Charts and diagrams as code
········
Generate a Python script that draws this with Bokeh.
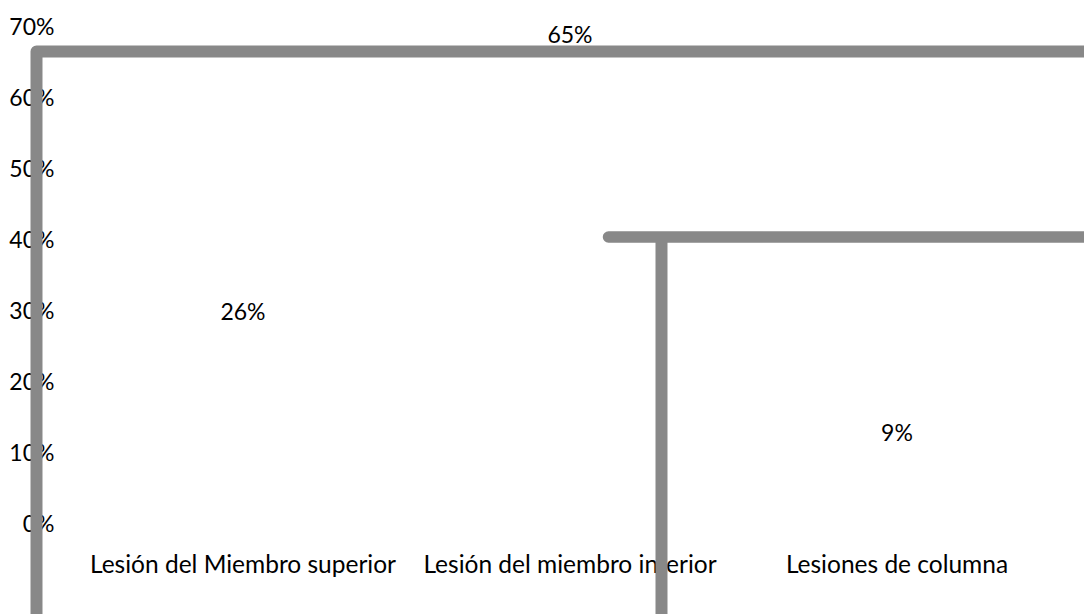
from bokeh.plotting import figure
from bokeh.models import ColumnDataSource, Range1d
from bokeh.core.properties import value
from bokeh.embed import file_html
from bokeh.resources import INLINE

# Injury type shares
categories = ["Lesión del Miembro superior", "Lesión del miembro inferior", "Lesiones de columna"]
shares = [26, 65, 9]
value_labels = ["26%", "65%", "9%"]

# Percent axis ticks
tick_values = [0, 10, 20, 30, 40, 50, 60, 70]
tick_labels = ["0%", "10%", "20%", "30%", "40%", "50%", "60%", "70%"]

# Grey connector strokes, in chart units (category index, percent)
bracket_a_x = [-0.6315, -0.6315, 2.60]
bracket_a_y = [-14.0, 66.4, 66.4]
bracket_b_x = [1.1177, 2.60]
bracket_b_y = [40.28, 40.28]
stem_b_x = [1.2798, 1.2798]
stem_b_y = [40.28, -14.0]

FONT = value("Lato")
NUM_SIZE = "23px"
CAT_SIZE = "24.5px"
INK = "#000000"
STROKE = "#888888"

p = figure(width=1084, height=614, output_backend="svg", toolbar_location=None,
           x_range=Range1d(-0.7416, 2.5734), y_range=Range1d(-12.89, 73.59),
           min_border=0, outline_line_color=None, background_fill_color="white",
           border_fill_color="white")
p.axis.visible = False
p.grid.visible = False

n = len(categories)
xs = list(range(n))

# percent tick labels down the left side
tick_src = ColumnDataSource(dict(x=[-0.5765] * len(tick_values), y=tick_values, t=tick_labels))
p.text(x="x", y="y", text="t", source=tick_src, text_font=FONT, text_font_size=NUM_SIZE,
       text_color=INK, text_align="right", text_baseline="middle")

# value labels sitting above each share
val_src = ColumnDataSource(dict(x=xs, y=shares, t=value_labels))
p.text(x="x", y="y", text="t", source=val_src, text_font=FONT, text_font_size=NUM_SIZE,
       text_color=INK, text_align="center", text_baseline="middle", y_offset=-27)

# category names under the baseline
cat_src = ColumnDataSource(dict(x=xs, y=[0] * n, t=categories))
p.text(x="x", y="y", text="t", source=cat_src, text_font=FONT, text_font_size=CAT_SIZE,
       text_color=INK, text_align="center", text_baseline="middle", y_offset=41)

# grey strokes drawn over the labels
p.line(bracket_a_x, bracket_a_y, line_color=STROKE, line_width=12,
       line_join="round", line_cap="round")
p.line(bracket_b_x, bracket_b_y, line_color=STROKE, line_width=11.5,
       line_join="round", line_cap="round")
p.line(stem_b_x, stem_b_y, line_color=STROKE, line_width=12, line_cap="butt")

open("out.html", "w").write(file_html(p, INLINE))
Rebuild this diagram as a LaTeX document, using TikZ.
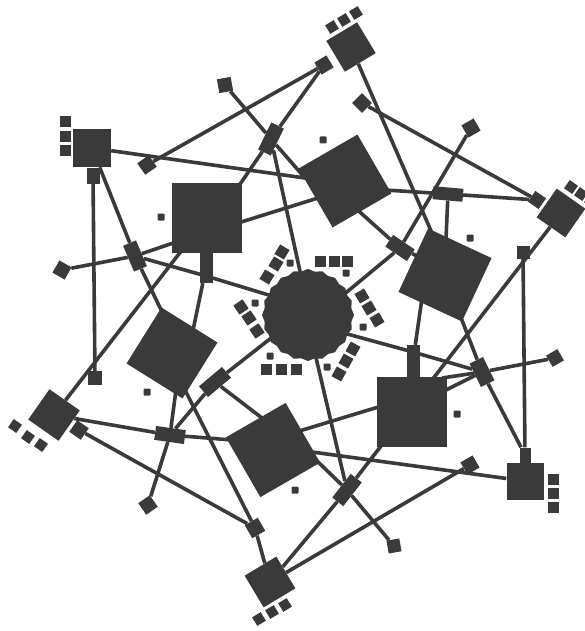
\documentclass[tikz,border=0pt]{standalone}
\usetikzlibrary{shapes.geometric}
\definecolor{ink}{RGB}{58,58,58}
\begin{document}
\begin{tikzpicture}[x=1pt,y=-1pt,
  sq/.style={fill=ink,draw=none,inner sep=0pt,minimum size=#1},
  rc/.style 2 args={fill=ink,draw=none,inner sep=0pt,minimum width=#1,minimum height=#2},
  spot/.style={fill=ink,draw=none,inner sep=0pt,minimum size=7pt,rounded corners=1pt},
  wire/.style={draw=ink,line width=3.6pt}]
\useasboundingbox (0,0) rectangle (584,631);
% central blob
\node[star,star points=20,star point ratio=1.05,fill=ink,draw=none,inner sep=0pt,minimum size=92pt] (blob) at (308,315) {};
% big squares
\node[sq=70pt] (UL) at (207,218) {};
\node[sq=68pt,rotate=30] (RT) at (345,181) {};
\node[sq=70pt,rotate=-25] (RS) at (445,275) {};
\node[sq=70pt] (LR) at (412,412) {};
\node[sq=69pt,rotate=30] (LC) at (273,450) {};
\node[sq=66pt,rotate=-32] (LS) at (172,353) {};
% outer nodes
\node[sq=38pt] (NTL) at (92,148) {};
\node[sq=36pt,rotate=31] (NT) at (351,47) {};
\node[sq=35pt,rotate=-35] (NR) at (561,213) {};
\node[sq=37pt] (NBR) at (525,481) {};
\node[sq=37pt,rotate=31] (NB) at (270,582) {};
\node[sq=37pt,rotate=-35] (NL) at (54,415) {};
% ports
\node[rc={13pt}{15pt}] (NTLp) at (93,176) {};
\node[sq=14pt,rotate=31] (NTp) at (324,65) {};
\node[sq=13pt,rotate=-35] (NRp) at (537,200) {};
\node[rc={11pt}{15pt}] (NBRp) at (525,455) {};
\node[sq=14pt,rotate=-35] (NLp) at (79,430) {};
\node[sq=15pt,rotate=30] (NBp) at (255,528) {};
\node[rc={13pt}{30pt}] (ULp) at (206,268) {};
\node[rc={13pt}{32pt}] (LRp) at (413,361) {};
\node[rc={30pt}{14pt},rotate=40] (LSp) at (215,382) {};
% junctions
\node[rc={14pt}{30pt},rotate=-26] (P1) at (271,139) {};
\node[rc={30pt}{13pt},rotate=-5] (P2) at (448,194) {};
\node[rc={26pt}{14pt},rotate=-34] (P3) at (400,248) {};
\node[rc={30pt}{14pt},rotate=-8] (P4) at (170,435) {};
\node[rc={28pt}{14pt},rotate=-67] (P5) at (135,256) {};
\node[rc={26pt}{15pt},rotate=-64] (P6) at (482,372) {};
\node[rc={30pt}{14pt},rotate=52] (P7) at (347,490) {};
% leaves
\node[sq=14pt,rotate=10] (L1) at (225,85) {};
\node[sq=14pt,rotate=35] (L2) at (147,165) {};
\node[sq=14pt,rotate=-30] (L3) at (62,270) {};
\node[sq=14pt,rotate=45] (L4) at (362,103) {};
\node[sq=14pt,rotate=30] (L5) at (471,128) {};
\node[sq=13pt] (L6) at (523,252) {};
\node[sq=13pt,rotate=30] (L7) at (555,358) {};
\node[sq=14pt,rotate=30] (L8) at (470,465) {};
\node[sq=13pt,rotate=10] (L9) at (394,546) {};
\node[sq=14pt,rotate=35] (L10) at (148,505) {};
\node[sq=14pt] (L11) at (95,378) {};
% small square triples
\foreach \x/\y [count=\i] in {65.5/122,65.5/137,65.5/151} \node[sq=11pt] (tl\i) at (\x,\y) {};
\foreach \x/\y [count=\i] in {332/27,344/20,356/13} \node[sq=10pt,rotate=31] (tt\i) at (\x,\y) {};
\foreach \x/\y [count=\i] in {571/187,581/194,591/201} \node[sq=10pt,rotate=-35] (tr\i) at (\x,\y) {};
\foreach \x/\y [count=\i] in {553/479,553/493,553/507} \node[sq=11pt] (tbr\i) at (\x,\y) {};
\foreach \x/\y [count=\i] in {259/619,272/612,285/605} \node[sq=10pt,rotate=31] (tb\i) at (\x,\y) {};
\foreach \x/\y [count=\i] in {15/426,28/437,41/445} \node[sq=10pt,rotate=-35] (tlf\i) at (\x,\y) {};
% groups round the blob
\foreach \x/\y [count=\i] in {320/261,334/261,347/261} \node[sq=11pt] (ga\i) at (\x,\y) {};
\foreach \x/\y [count=\i] in {362/296,369/308,377/320} \node[sq=11pt,rotate=30] (gb\i) at (\x,\y) {};
\foreach \x/\y [count=\i] in {353/349,346/361,339/374} \node[sq=11pt,rotate=-29] (gc\i) at (\x,\y) {};
\foreach \x/\y [count=\i] in {266/369,281/369,296/369} \node[sq=11pt] (gd\i) at (\x,\y) {};
\foreach \x/\y [count=\i] in {241/307,249/318,257/331} \node[sq=11pt,rotate=34] (ge\i) at (\x,\y) {};
\foreach \x/\y [count=\i] in {282/252,276/264,267/277} \node[sq=11pt,rotate=-31] (gf\i) at (\x,\y) {};
% dots
\foreach \x/\y [count=\i] in {346/273,363/327,327/367,270/356,255/303,290/263,161/217,323/140,470/238,457/414,147/392,295/490}
  \node[spot] (d\i) at (\x,\y) {};
% contact points inside shapes
\coordinate (cRTl) at (305,178);
\coordinate (cRTr2) at (318,198);
\coordinate (cRTr) at (385,190);
\coordinate (cRTb) at (352,205);
\coordinate (cULtr) at (236,190);
\coordinate (cULl) at (182,240);
\coordinate (cULbl) at (182,250);
\coordinate (cULr) at (238,223);
\coordinate (cULp) at (206,276);
\coordinate (cRSt) at (435,240);
\coordinate (cRSt2) at (446,238);
\coordinate (cRSl) at (430,262);
\coordinate (cRSbl) at (422,298);
\coordinate (cRSb) at (458,310);
\coordinate (cLSt) at (165,318);
\coordinate (cLSt2) at (192,335);
\coordinate (cLSb) at (176,390);
\coordinate (cLSb2) at (185,390);
\coordinate (cLRl) at (385,405);
\coordinate (cLRr1) at (442,378);
\coordinate (cLRr2) at (442,392);
\coordinate (cLRp) at (413,352);
\coordinate (cLCl) at (232,440);
\coordinate (cLCtl) at (262,418);
\coordinate (cLCtr) at (296,432);
\coordinate (cLCr) at (312,452);
\coordinate (cLCr2) at (314,458);
\coordinate (bT) at (303,285);
\coordinate (bUL) at (272,296);
\coordinate (bUR) at (342,296);
\coordinate (bR) at (340,332);
\coordinate (bB) at (310,332);
\coordinate (bLL) at (275,335);
% connectors
\draw[wire] (NTL) -- (cRTl);
\draw[wire] (NTL) -- (P5) -- (cLSt);
\draw[wire] (NTLp) -- (L11);
\draw[wire] (L2) -- (NTp);
\draw[wire] (L1) -- (P1) -- (cRTl);
\draw[wire] (cULtr) -- (P1) -- (NTp);
\draw[wire] (P1) -- (bT);
\draw[wire] (L3) -- (P5) -- (cULl);
\draw[wire] (P5) -- (cULp) -- (bUL);
\draw[wire] (ULp) -- (cLSt2);
\draw[wire] (cULbl) -- (NL);
\draw[wire] (cULr) -- (cRTr2);
\draw[wire] (cRTr) -- (P2) -- (NRp);
\draw[wire] (L4) -- (NRp);
\draw[wire] (NT) -- (cRSt);
\draw[wire] (L5) -- (P3) -- (bUR);
\draw[wire] (cRTb) -- (P3) -- (cRSl);
\draw[wire] (P2) -- (cRSt2);
\draw[wire] (NR) -- (P7) -- (NB);
\draw[wire] (cRSb) -- (P6) -- (NBRp);
\draw[wire] (P6) -- (L7);
\draw[wire] (bR) -- (cLRp) -- (P6);
\draw[wire] (LRp) -- (cRSbl);
\draw[wire] (P6) -- (cLRr1);
\draw[wire] (P6) -- (cLRr2);
\draw[wire] (L6) -- (NBRp);
\draw[wire] (NBR) -- (cLCr);
\draw[wire] (cLRl) -- (cLCtr);
\draw[wire] (cLCr2) -- (P7) -- (L9);
\draw[wire] (bB) -- (P7);
\draw[wire] (L8) -- (NB);
\draw[wire] (bLL) -- (LSp) -- (cLCtl);
\draw[wire] (LSp) -- (P4);
\draw[wire] (cLSb) -- (P4) -- (L10);
\draw[wire] (NL) -- (P4) -- (cLCl);
\draw[wire] (NLp) -- (NBp);
\draw[wire] (cLSb2) -- (NBp) -- (NB);
\end{tikzpicture}
\end{document}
········
Omitting all pictures, restate exactly the lines of the material from its start through the line that contains "from bokeh.resources import INLINE".

### [Correct response]
Generate a Python script that draws this with Bokeh.
from bokeh.plotting import figure
from bokeh.models import ColumnDataSource, Range1d
from bokeh.core.properties import value
from bokeh.embed import file_html
from bokeh.resources import INLINE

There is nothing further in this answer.